Chad Hansen, Cal (6-1 7/8, 202; 4.53 40; 35 vertical; 6.74 3-cone): Junior. Hansen caught 45 passes at Idaho State in 2013 before transferring to Cal. After sitting out the 2014 season, Hansen made a modest impact in 2015 with just 19 catches. It was a different story in 2016, with Hansen catching 92 passes for 1,249 yards (13.6 average) and 11 touchdowns. How’s this for motivation: After his strong debut at Idaho State — the only school to offer a scholarship — Hansen began contemplating a transfer to a Power Five school. A coach at Arizona State had this to say: “You're not cut out to play at the Pac-12 level. You should just stay at Idaho State and continue your career there. That's probably the best and easiest way to go about things.” Hansen ranked third in our list of prospects in drop rate. Not coincidentally, he was one of seven receivers with 10-inch-plus hands. He was a premier deep threat, catching 16-of-35 for 480 yards and six scores. Like Davante Adams, Hansen overcomes average speed by doing everything else right.

Amara Darboh, Michigan (6-1 5/8, 214; 4.45 40; 36 vertical; 6.81 3-cone): After not catching a pass as a freshman and missing the 2013 season with a foot injury, Darboh’s career flourished. He caught 151 passes for 2,062 yards (13.7 average) and 14 touchdowns the next three seasons. That includes back-to-back all-conference seasons of 58 catches, 727 yards and five touchdowns as a junior and 57 catches for 862 yards and seven touchdowns as a senior.

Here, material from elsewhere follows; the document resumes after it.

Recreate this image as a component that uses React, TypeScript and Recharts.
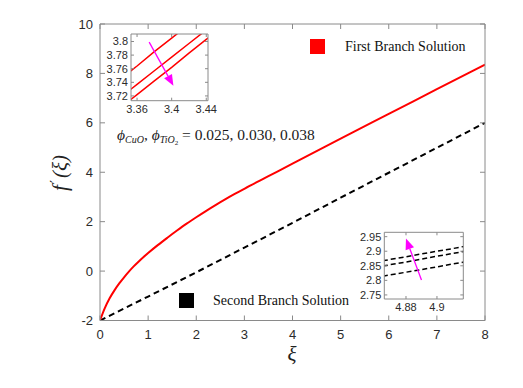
import React from "react";
import { LineChart, Line, XAxis, YAxis, ReferenceLine, Legend } from "recharts";

// main plot: f'(xi) for both branches
const xiFirst = [0, 0.1, 0.2, 0.3, 0.4, 0.5, 0.6, 0.7, 0.8, 0.9, 1.0, 1.2, 1.4, 1.6, 1.8, 2.0, 2.2, 2.4, 2.6, 2.8, 3.0, 3.5, 4, 5, 6, 7, 8];
const firstBranch = [-2, -1.5, -1.1, -0.78, -0.5, -0.25, -0.02, 0.19, 0.38, 0.56, 0.73, 1.05, 1.35, 1.64, 1.92, 2.18, 2.43, 2.67, 2.9, 3.12, 3.33, 3.84, 4.35, 5.36, 6.36, 7.36, 8.36];
const xiSecond = [0, 1, 2, 3, 4, 5, 6, 7, 8];
const secondBranch = [-2, -1.03, -0.05, 0.95, 1.95, 2.97, 3.98, 4.99, 6.0];
const xTicks = [0, 1, 2, 3, 4, 5, 6, 7, 8];
const yTicks = [-2, 0, 2, 4, 6, 8, 10];

// upper-left zoom: first branch, phi = 0.025, 0.030, 0.038
const zoom1Xi = [3.34, 3.36, 3.38, 3.4, 3.42, 3.44, 3.46];
const zoom1A = [3.744, 3.764, 3.785, 3.805, 3.825, 3.846, 3.866];
const zoom1B = [3.717, 3.737, 3.757, 3.777, 3.797, 3.817, 3.837];
const zoom1C = [3.702, 3.722, 3.742, 3.762, 3.783, 3.803, 3.823];
const zoom1XTicks = [3.36, 3.4, 3.44];
const zoom1YTicks = [3.72, 3.74, 3.76, 3.78, 3.8];

// lower-right zoom: second branch
const zoom2Xi = [4.86, 4.87, 4.88, 4.89, 4.9, 4.91, 4.92];
const zoom2A = [2.862, 2.872, 2.881, 2.891, 2.9, 2.909, 2.919];
const zoom2B = [2.844, 2.854, 2.863, 2.873, 2.883, 2.892, 2.902];
const zoom2C = [2.809, 2.819, 2.828, 2.837, 2.846, 2.856, 2.865];
const zoom2XTicks = [4.88, 4.9];
const zoom2YTicks = [2.75, 2.8, 2.85, 2.9, 2.95];

const firstRows = xiFirst.map((xi, i) => ({ xi, f: firstBranch[i] }));
const secondRows = xiSecond.map((xi, i) => ({ xi, f: secondBranch[i] }));
const zoom1Rows = zoom1Xi.map((xi, i) => ({ xi, a: zoom1A[i], b: zoom1B[i], c: zoom1C[i] }));
const zoom2Rows = zoom2Xi.map((xi, i) => ({ xi, a: zoom2A[i], b: zoom2B[i], c: zoom2C[i] }));

const AXIS = "#8a8a8a";
const SANS = "'Liberation Sans', Arial, sans-serif";
const SERIF = "'Liberation Serif', 'Times New Roman', serif";
const MAGENTA = "#ff00ff";

const legendSpots: Record<string, { box: [number, number]; text: [number, number] }> = {
  "First Branch Solution": { box: [310, 39], text: [345, 47] },
  "Second Branch Solution": { box: [179, 293], text: [213, 301] },
};

const renderLegend = (props: any) => (
  <div style={{ position: "relative", width: 0, height: 0 }}>
    {(props.payload || []).map((it: any) => {
      const spot = legendSpots[it.value];
      if (!spot) return null;
      return (
        <React.Fragment key={it.value}>
          <div style={{ position: "absolute", left: spot.box[0], top: spot.box[1], width: 15, height: 15, background: it.color }} />
          <div style={{ position: "absolute", left: spot.text[0], top: spot.text[1] - 9, fontFamily: SERIF, fontSize: 14, lineHeight: "18px", whiteSpace: "nowrap", color: "#111" }}>
            {it.value}
          </div>
        </React.Fragment>
      );
    })}
  </div>
);

const arrowShape = (p: any) => {
  const { x1, y1, x2, y2 } = p;
  const ang = Math.atan2(y2 - y1, x2 - x1);
  const L = 11;
  const W = 4.5;
  const bx = x2 - L * Math.cos(ang);
  const by = y2 - L * Math.sin(ang);
  const px = -Math.sin(ang) * W;
  const py = Math.cos(ang) * W;
  return (
    <g>
      <line x1={x1} y1={y1} x2={bx} y2={by} stroke={MAGENTA} strokeWidth={1.3} />
      <polygon points={`${x2},${y2} ${bx + px},${by + py} ${bx - px},${by - py}`} fill={MAGENTA} />
    </g>
  );
};

const noLabel = () => <g />;

export default function App() {
  const mainTick = { fill: "#2b2b2b", fontSize: 13, fontFamily: SANS };
  const smallTick = { fill: "#2b2b2b", fontSize: 11, fontFamily: SANS };
  return (
    <div style={{ position: "absolute", left: 0, top: 0, width: 523, height: 388, background: "#fff" }}>
      <LineChart width={523} height={388} margin={{ top: 23, right: 37, bottom: 66.5, left: 99 }}>
        <XAxis xAxisId="b" type="number" dataKey="xi" domain={[0, 8]} ticks={xTicks} interval={0} height={1} tickSize={-5} tickMargin={14} stroke={AXIS} tick={mainTick} allowDataOverflow />
        <XAxis xAxisId="t" orientation="top" type="number" dataKey="xi" domain={[0, 8]} ticks={xTicks} interval={0} height={1} tickSize={-5} stroke={AXIS} tick={noLabel} allowDataOverflow />
        <YAxis yAxisId="l" type="number" domain={[-2, 10]} ticks={yTicks} interval={0} width={1} tickSize={-5} tickMargin={12} stroke={AXIS} tick={mainTick} allowDataOverflow />
        <YAxis yAxisId="r" orientation="right" type="number" domain={[-2, 10]} ticks={yTicks} interval={0} width={1} tickSize={-5} stroke={AXIS} tick={noLabel} allowDataOverflow />
        <Legend content={renderLegend} wrapperStyle={{ left: 0, top: 0, width: 0, height: 0 }} />
        <Line xAxisId="b" yAxisId="l" data={secondRows} dataKey="f" name="Second Branch Solution" type="linear" stroke="#000" strokeWidth={2} strokeDasharray="6 4" dot={false} isAnimationActive={false} />
        <Line xAxisId="b" yAxisId="l" data={firstRows} dataKey="f" name="First Branch Solution" type="monotone" stroke="#ff0000" strokeWidth={2} dot={false} isAnimationActive={false} />
        <text x={292} y={361} textAnchor="middle" fontFamily={SERIF} fontStyle="italic" fontSize={21} fill="#222">ξ</text>
        <text transform="translate(67,173) rotate(-90)" textAnchor="middle" fontFamily={SERIF} fontStyle="italic" fontSize={21} fill="#222">
          f<tspan fontFamily="'DejaVu Serif', serif" fontStyle="normal" fontSize={13} dx={2} dy={-7}>′</tspan><tspan dx={2} dy={7}>(ξ)</tspan>
        </text>
        <text x={117} y={140} fontFamily={SERIF} fontSize={15.5} fill="#1a1a1a">
          <tspan fontStyle="italic">ϕ</tspan>
          <tspan fontStyle="italic" fontSize={10} dy={3}>CuO</tspan>
          <tspan dy={-3}>, </tspan>
          <tspan fontStyle="italic">ϕ</tspan>
          <tspan fontStyle="italic" fontSize={10} dy={3}>TiO</tspan>
          <tspan fontSize={7} dy={2}>2</tspan>
          <tspan dy={-5}> = 0.025, 0.030, 0.038</tspan>
        </text>
      </LineChart>

      <div style={{ position: "absolute", left: 100, top: 25 }}>
        <LineChart width={127} height={95} margin={{ top: 8, right: 18, bottom: 18.3, left: 30 }} data={zoom1Rows}>
          <XAxis xAxisId="b" type="number" dataKey="xi" domain={[3.353, 3.442]} ticks={zoom1XTicks} interval={0} height={1} tickSize={-3} tickMargin={7} stroke={AXIS} tick={smallTick} allowDataOverflow />
          <XAxis xAxisId="t" orientation="top" type="number" dataKey="xi" domain={[3.353, 3.442]} ticks={zoom1XTicks} interval={0} height={1} tickSize={-3} stroke={AXIS} tick={noLabel} allowDataOverflow />
          <YAxis yAxisId="l" type="number" domain={[3.713, 3.811]} ticks={zoom1YTicks} interval={0} width={1} tickSize={-3} tickMargin={6} stroke={AXIS} tick={smallTick} allowDataOverflow />
          <YAxis yAxisId="r" orientation="right" type="number" domain={[3.713, 3.811]} ticks={zoom1YTicks} interval={0} width={1} tickSize={-3} stroke={AXIS} tick={noLabel} allowDataOverflow />
          <Line xAxisId="b" yAxisId="l" dataKey="a" type="linear" stroke="#ff0000" strokeWidth={1.5} dot={false} isAnimationActive={false} />
          <Line xAxisId="b" yAxisId="l" dataKey="b" type="linear" stroke="#ff0000" strokeWidth={1.5} dot={false} isAnimationActive={false} />
          <Line xAxisId="b" yAxisId="l" dataKey="c" type="linear" stroke="#ff0000" strokeWidth={1.5} dot={false} isAnimationActive={false} />
          <ReferenceLine xAxisId="b" yAxisId="l" segment={[{ x: 3.374, y: 3.799 }, { x: 3.402, y: 3.735 }]} shape={arrowShape} ifOverflow="visible" />
        </LineChart>
      </div>

      <div style={{ position: "absolute", left: 355, top: 223 }}>
        <LineChart width={120} height={95} margin={{ top: 8.3, right: 10.7, bottom: 18, left: 28.3 }} data={zoom2Rows}>
          <XAxis xAxisId="b" type="number" dataKey="xi" domain={[4.866, 4.917]} ticks={zoom2XTicks} interval={0} height={1} tickSize={-3} tickMargin={7} stroke={AXIS} tick={smallTick} allowDataOverflow />
          <XAxis xAxisId="t" orientation="top" type="number" dataKey="xi" domain={[4.866, 4.917]} ticks={zoom2XTicks} interval={0} height={1} tickSize={-3} stroke={AXIS} tick={noLabel} allowDataOverflow />
          <YAxis yAxisId="l" type="number" domain={[2.736, 2.965]} ticks={zoom2YTicks} interval={0} width={1} tickSize={-3} tickMargin={6} stroke={AXIS} tick={smallTick} allowDataOverflow />
          <YAxis yAxisId="r" orientation="right" type="number" domain={[2.736, 2.965]} ticks={zoom2YTicks} interval={0} width={1} tickSize={-3} stroke={AXIS} tick={noLabel} allowDataOverflow />
          <Line xAxisId="b" yAxisId="l" dataKey="a" type="linear" stroke="#000" strokeWidth={1.5} strokeDasharray="5 3" dot={false} isAnimationActive={false} />
          <Line xAxisId="b" yAxisId="l" dataKey="b" type="linear" stroke="#000" strokeWidth={1.5} strokeDasharray="5 3" dot={false} isAnimationActive={false} />
          <Line xAxisId="b" yAxisId="l" dataKey="c" type="linear" stroke="#000" strokeWidth={1.5} strokeDasharray="5 3" dot={false} isAnimationActive={false} />
          <ReferenceLine xAxisId="b" yAxisId="l" segment={[{ x: 4.89, y: 2.801 }, { x: 4.88, y: 2.944 }]} shape={arrowShape} ifOverflow="visible" />
        </LineChart>
      </div>
    </div>
  );
}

His weight-room strength at the Combine showed up when he had to block. For having almost 10-inch hands, he dropped far too many passes (26th in drop rate). He also was a nonfactor on deep passes, with a 7-of-28 success rate. Darboh was born in Sierra Leone. His parents, Solimon and Kadita, died in a civil war when he was 2. He lived with relatives in the capital city of Freetown amid the violence, eventually seeking refuge in Gambia and then Senegal before coming to the United States when he was 7. “I remember quite a bit. I think what I did go through has helped me out throughout my life, and I know a lot of people have gone through tough times, as well. I won’t say it’s prepared me more than others but it’s helped me out a lot in my life.”

Taywan Taylor, Western Kentucky (5-11, 203; 4.50 40; 33.5 vertical; 6.57 3-cone): Taylor turned 253 receptions into 4,234 yards (16.7 average) and 41 touchdowns. That includes 17-touchdown seasons as a junior (86 catches, 1467 yards, 17.1 average) and senior (98 catches, 1,730 yards, 17.7 average), when he was a finalist for the Biletnikoff Award, which goes to the nation’s top receiver. The 2015 numbers were the best in school history; the 2016 numbers smashed the 2015 tallies. The number would have been even better had he not finished 21st in drop rate. His 948 yards and 11 touchdowns on deep passes — coming on 20-of-43 passes — are bigger numbers than most receivers had in general. He didn’t line up often in the slot but was second in the draft class with 4.85 yards per pass route. None other than Nick Saban said Taylor would be perhaps the best receiver his team would face all season — quite a comment considering Alabama faced Smith-Schuster and the SEC gauntlet.